I also said that our liabilities are not yours. You might choose to offer a more podcast-like archive. Some stations have been offering podcast-like radio archives for years. I guess they estimate their risks differently than we estimate ours. You might choose to follow that example. If you did, Spinitron might even be able to help.

The Spinitron Ark HLS server

Our archive stream server creates audio streams on-demand using audio files that it creates from your live webcast. The client specifies the starting date and time in a web request URL that it sends to the Ark server.

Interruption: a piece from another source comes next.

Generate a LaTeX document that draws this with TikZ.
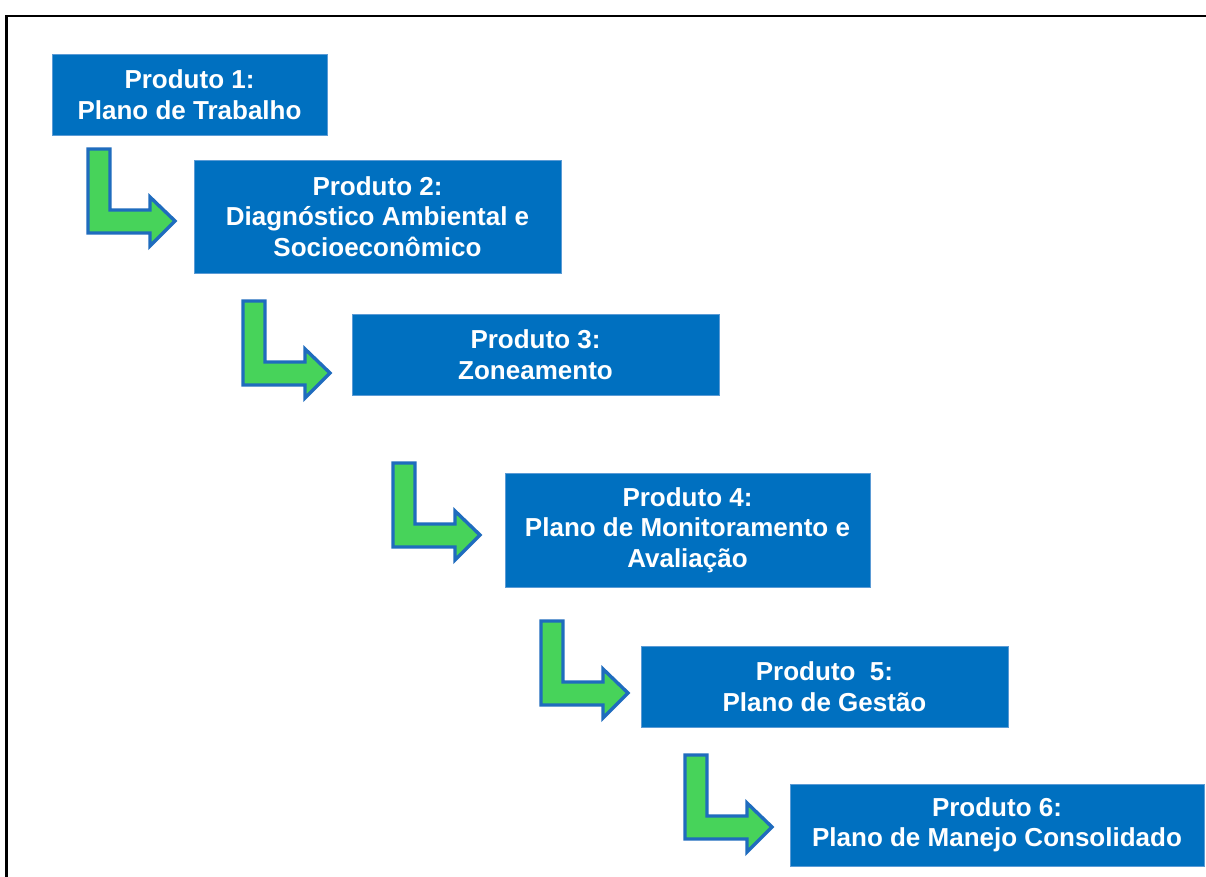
\documentclass[tikz,border=0pt]{standalone}
\usepackage{fontspec}
\setmainfont{Liberation Sans}
\definecolor{boxblue}{HTML}{0070C0}
\definecolor{boxedge}{HTML}{5B9BD5}
\definecolor{arrgreen}{HTML}{47D35A}
\definecolor{arredge}{HTML}{1F6CBE}
\tikzset{
  prodbox/.style={fill=boxblue, draw=boxedge, line width=0.8pt, inner sep=0pt,
    text=white, align=center, font=\bfseries\fontsize{26}{30.5}\selectfont},
  larrow/.pic={
    \draw[fill=arrgreen, draw=arredge, line width=3.4pt, line join=miter]
      (0,0) -- (22,0) -- (22,61) -- (62,61) -- (62,48) -- (87,72) -- (62,97)
      -- (62,84) -- (0,84) -- cycle;
  }
}
\begin{document}
\begin{tikzpicture}[x=1pt,y=-1pt]
\useasboundingbox (0,0) rectangle (1206,876);
\fill[white] (0,0) rectangle (1206,876);
\coordinate (fb) at (6.5,876);
\coordinate (ftl) at (6.5,16);
\coordinate (ftr) at (1206,16);
\draw[line width=2.2pt, line cap=rect] (fb) -- (ftl) -- (ftr);

\node[prodbox, minimum width=275pt, minimum height=81pt] (p1) at (189.5,94.5)
  {Produto 1:\\Plano de Trabalho};
\node[prodbox, minimum width=367pt, minimum height=113pt] (p2) at (377.5,216.5)
  {Produto 2:\\Diagnóstico Ambiental e\\Socioeconômico};
\node[prodbox, minimum width=367pt, minimum height=81pt] (p3) at (535.5,354.5)
  {Produto 3:\\Zoneamento};
\node[prodbox, minimum width=365pt, minimum height=114pt] (p4) at (687.5,530)
  {Produto 4:\\Plano de Monitoramento e\\Avaliação};
\node[prodbox, minimum width=367pt, minimum height=81pt] (p5) at (824.5,686.5)
  {Produto\ \ 5:\\Plano de Gestão};
\node[prodbox, minimum width=414pt, minimum height=82pt] (p6) at (997,825)
  {Produto 6:\\Plano de Manejo Consolidado};

\coordinate (a1) at (88,149);
\coordinate (a2) at (243,301);
\coordinate (a3) at (393,463);
\coordinate (a4) at (541,621);
\coordinate (a5) at (685,755);
\foreach \a in {a1,a2,a3,a4,a5} { \pic at (\a) {larrow}; }
\end{tikzpicture}
\end{document}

The server responds with an HLS playlist that starts at that date/time and runs for about 5 hours.

For the time being our HLS server is limited to creating VOD playlists using the audio files it’s already finished copying from your live webcast. So when it gets a request for an HLS playlist within about 310 minutes of the requested date/time, the playlist will be only as long as the files ready to play at that moment. (I want in future to also offer EVENT playlists.)

The date/time in the request URL can be whatever you want down to the second within the last two weeks.

It’s up to the HLS client and player what it does with the audio segments listed in the HLS playlist. The user interface is not dictated by the streaming protocol.

So you can, if you want, offer a podcast-like service that uses our HLS server on your web and mobile apps. Our terms of service don’t allow that except to paying clients of the Ark service (and their designated representatives) that assume liability for what they are doing, in particular the use of copyrighted content in the archive.

HLS players

Players that play the HLS streams served by Ark might create user interfaces that are more podcast-like than we consider safe under the statutory webcast license.

For example, say you made a web page with something like this <audio src="URL-to-Ark"> on it. When a browser loads that page it’s likely to display an audio player. It might even create a “notification” somewhere on the user’s device with a player user interface in it. On a mobile device that notification player might even be shown on the device’s lock screen.

These players might include controls such as pause/resume and skip buttons and a seek slider that might exceed the limits to interactivity permitted by the statutory license. When Spinitron puts HLS audio stream URLs on its web pages, we make efforts to defeat these potentially risky controls. You or your representatives might not, in which case we assume that you and your representatives know what you are doing and understand your liabilities and won’t try to transfer those liabilities to Spinitron.

In closing

As always, we are pleased to talk to people at radio stations about the services they and we offer and we look forward to being able to help stations deliver the radio experience their listeners love.